By Ed Willink on Nov 07, 2018 12:48

(In reply to Ed Willink from comment #6)

Yes, a construction collision leads to a difference

This has got confused.

sources->collectBy(k | v(k)) -- => Map k -> v(k)

incurs no risk of collision since there is a separate map-value per key and since the sources are treated as a Set to avoid gratuitous recomputation of v(k).

It is the inverse map that may lead to collisions:

sources->inverseCollectBy(k | v(k)) -- => Map v(k) -> k\ \

Kevin Lano, private communication, suggests a Map::inverse() operation which could just be a shortform for

sources->inverseCollectBy(k | at(k))

If a Map::inverse() is provided then 'inverseCollectBy' seems like a better spelling than 'groupBy'.

eclipse-ocl-bot commented 2 hours ago

By Ed Willink on Nov 07, 2018 12:57

(In reply to Ed Willink from comment #8)\

sources->collectBy(k | v(k)) -- => Map k -> v(k)\

incurs no risk of collision

except that if collectBy, like collect flattens, the flattened elements may collide. If collectBy is like collectNested, there is no problem.

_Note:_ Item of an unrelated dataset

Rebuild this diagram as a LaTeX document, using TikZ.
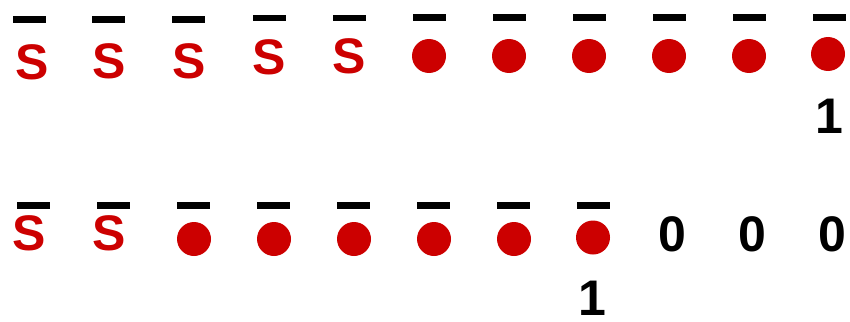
\documentclass[tikz,border=0pt]{standalone}
\usepackage{fontspec}
\setmainfont{Liberation Sans}
\usepackage{xcolor}
\usetikzlibrary{positioning}
\definecolor{spinred}{HTML}{CC0000}

\begin{document}
\begin{tikzpicture}[x=1pt,y=-1pt,
  dashbar/.style={fill=black,inner sep=0pt,minimum width=33pt,minimum height=6.5pt},
  ball/.style={circle,fill=spinred,inner sep=0pt,minimum size=34pt},
  digit/.style={inner sep=0pt,font=\fontsize{50}{60}\selectfont\bfseries},
  letter/.style={digit,text=spinred}]
\useasboundingbox (0,0) rectangle (850,321);
% top row
\foreach \i/\x/\y in {1/29.5/19.5,2/108/19.5,3/188/19.5,4/269.5/18,5/349.5/18,6/429.5/17.5,
  7/509.5/17.5,8/589.5/17.5,9/669.5/17.5,10/749.5/17.5,11/829.5/17.5}
  \node[dashbar] (tbar\i) at (\x,\y) {};
\foreach \i/\x/\y in {1/32.5/62,2/109.5/61,3/189.5/61,4/269.5/57,5/349.5/56.5}
  \node[letter] (ts\i) at (\x,\y) {S};
\foreach \i/\x/\y in {6/429/56,7/509/56,8/589/56,9/669/56,10/749/56,11/828/54}
  \node[ball] (tdot\i) at (\x,\y) {};
\node[digit] (tone) at (829,116) {1};
% bottom row
\foreach \i/\x in {1/33,2/113,3/193,4/273,5/353,6/433,7/513,8/593}
  \node[dashbar] (bbar\i) at (\x,205.5) {};
\foreach \i/\x in {1/29.5,2/109.5}
  \node[letter] (bs\i) at (\x,233) {S};
\foreach \i/\x/\y in {3/194/239,4/274/239,5/354/239,6/434/239,7/514/239,8/593/237.5}
  \node[ball] (bdot\i) at (\x,\y) {};
\foreach \i/\x in {9/672.5,10/752.5,11/832.5}
  \node[digit] (bzero\i) at (\x,234.5) {0};
\node[digit] (bone) at (592,298) {1};
\end{tikzpicture}
\end{document}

In practice the difference between collect and collectNested seems to just be that when collect and collectNested differ, use of collect is a bug awaiting a change to collectNested. The no-nested collections design goal was naive in the extreme.

If collectBy emulates collect, we perpetuate the bad design and require the bug fix.

If collectBy emulates collectNested, the naming is a bit inconsistent.


If collectNestedBy emulates collectNested, no problem.

If collectBy emulates collect, and creates a MultiMap to avoid collisions, the 'unexpected' nested collection type may alert users to the flattening hazard.

eclipse-ocl-bot commented 2 hours ago

By Ed Willink on Nov 20, 2018 08:23

(In reply to Ed Willink from comment #9)

If collectNestedBy emulates collectNested, no problem.

This is a needlessly heavyweight solutuion to a non-problem.

collectBy produces a value per key so there is no rationale for flattening the value. It is only inverse-collect that can collide. We can decide on flattening when/if it is implemented.


Realistically is is the the flattening of collect that is an unfortunate leftover of the original no nested collections OCL/QVT. In practice there is usually (? 95%) no difference between collect/collectNested, so it might be possible to evolve collect to be non flattening. No need to add collectFlattened since colecct(...)->flatten() is adequate.

It would be good to instrument to see how often collectNested and collect differ and how often this difference is atically determinable from type declarations.

eclipse-ocl-bot commented 2 hours ago

By Ed Willink on Nov 21, 2018 05:49

collectBy for collections and maps pushed to master for M3.